Meet Emma: The Millennial on a Mission
Emma, a 28-year-old marketing professional, is tired of her tiny, overpriced apartment and is finally ready to take the plunge into homeownership. But wait, is this a fairy tale where everything goes smoothly, or is it full of twists, turns?
Step 1: Prepping the Financials
Emma’s first step is facing the financial beast head-on. It’s like prepping for a financial Game of Thrones, but instead of dragons, there are credit scores and debt-to-income ratios.
- Credit Score Reality Check: Emma checks her credit score, which is like finding out whether she’s the hero or the villain in this saga. Fortunately, she’s a solid 720 – not quite a superhero, but definitely not a henchman.
- Debt-to-Income Ratio: This is the financial equivalent of stepping on the scale after a holiday feast. Emma calculates her DTI and finds she’s at a manageable 28%. Phew, no need for drastic budget cuts just yet.
Step 2: Deciding Which Type of Loan
Emma is now at the crossroads of mortgage options, staring at terms like “fixed-rate,” “ARM,” “FHA,” and “VA” like they’re cryptic runes. Here’s the lowdown:
- Fixed-Rate Mortgage: The vanilla ice cream of loans – predictable and stable. Emma likes stability, so this is a strong contender.
- Adjustable-Rate Mortgage (ARM): This one starts off sweet but can turn sour faster than milk left out on a summer day. Tempting, but Emma is wary.
- FHA Loan: The government’s way of saying, “We got you, fam.” With a lower down payment and flexible credit requirements, this is Emma’s safety net.
- VA Loan: Unfortunately, Emma isn’t a veteran, so this one’s off the table.
After a long deliberation, much like choosing a Netflix show, Emma leans towards the fixed-rate mortgage for its consistency. No surprise plot twists here, thank you very much.
Step 3: Coming Up with a Down Payment
Now, the down payment – the dragon Emma must slay to enter the castle of homeownership.
- Savings: Emma has been diligently saving, but she’s still short of the typical 20% down payment.
- Gifts: She considers the Bank of Mom and Dad. They might not have gold-plated coffers, but they’re willing to help with a modest contribution.
- Assistance Programs: Emma researches first-time homebuyer assistance programs that could offer grants or low-interest loans to boost her down payment.
Emma gathers her savings, a bit of parental help, and some assistance from a first-time homebuyer program, cobbling together a respectable down payment. It’s like a financial potluck where everyone brings a little something.
Step 4: Is It Worth It to Buy vs.
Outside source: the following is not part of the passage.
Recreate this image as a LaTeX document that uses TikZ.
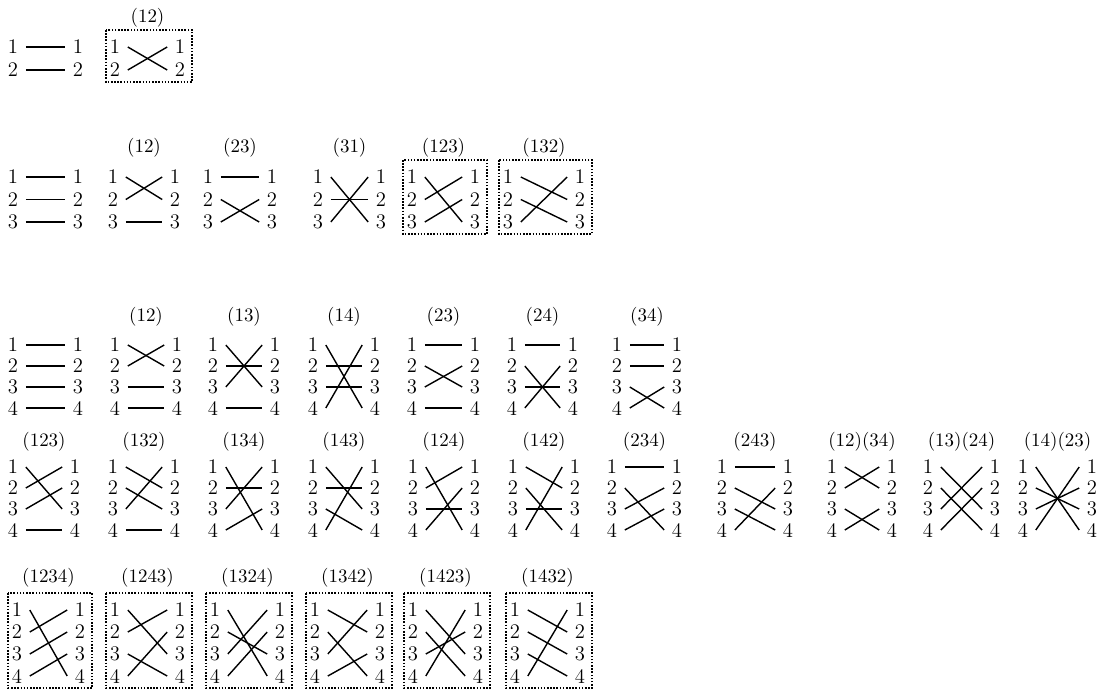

Rent?
Finally, the age-old debate: buying versus renting. Emma channels her inner statistician to break it down:
- Monthly Costs: Buying a home will cost Emma slightly more per month than her current rent, thanks to property taxes and maintenance. But those costs come with the sweet, sweet equity.
- Long-Term Investment: Emma recognizes that while renting is like pouring money into a bottomless pit, buying a home is more like planting a money tree. It might take a while to grow, but eventually, it bears fruit.
- Lifestyle Considerations: She loves the idea of personalizing her space, hosting parties without a landlord’s disapproving glare, and maybe even getting a dog.
Emma decides that despite the higher upfront costs and responsibilities, buying a home aligns better with her long-term goals. Renting is great for flexibility, but Emma is ready to settle down and put down roots – literally and figuratively.
Conclusion: The Grand Finale
Emma’s journey to homeownership is a rollercoaster of numbers, decisions, and a bit of familial negotiation. In the end, she’s more informed, financially savvy, and ready to take the plunge into the world of mortgages and real estate. It’s not the fairy tale of effortless home-buying, but it’s her story, complete with all the plot twists and triumphs. And let’s face it, that’s way more interesting.
So, if you’re like Emma, contemplating the leap into homeownership, remember: prepare your financials, choose the right loan, gather your down payment, and weigh the pros and cons of buying vs. renting. And above all, do it with a smile, a plan, and maybe a touch of humor. After all, it’s your journey – make it a memorable one.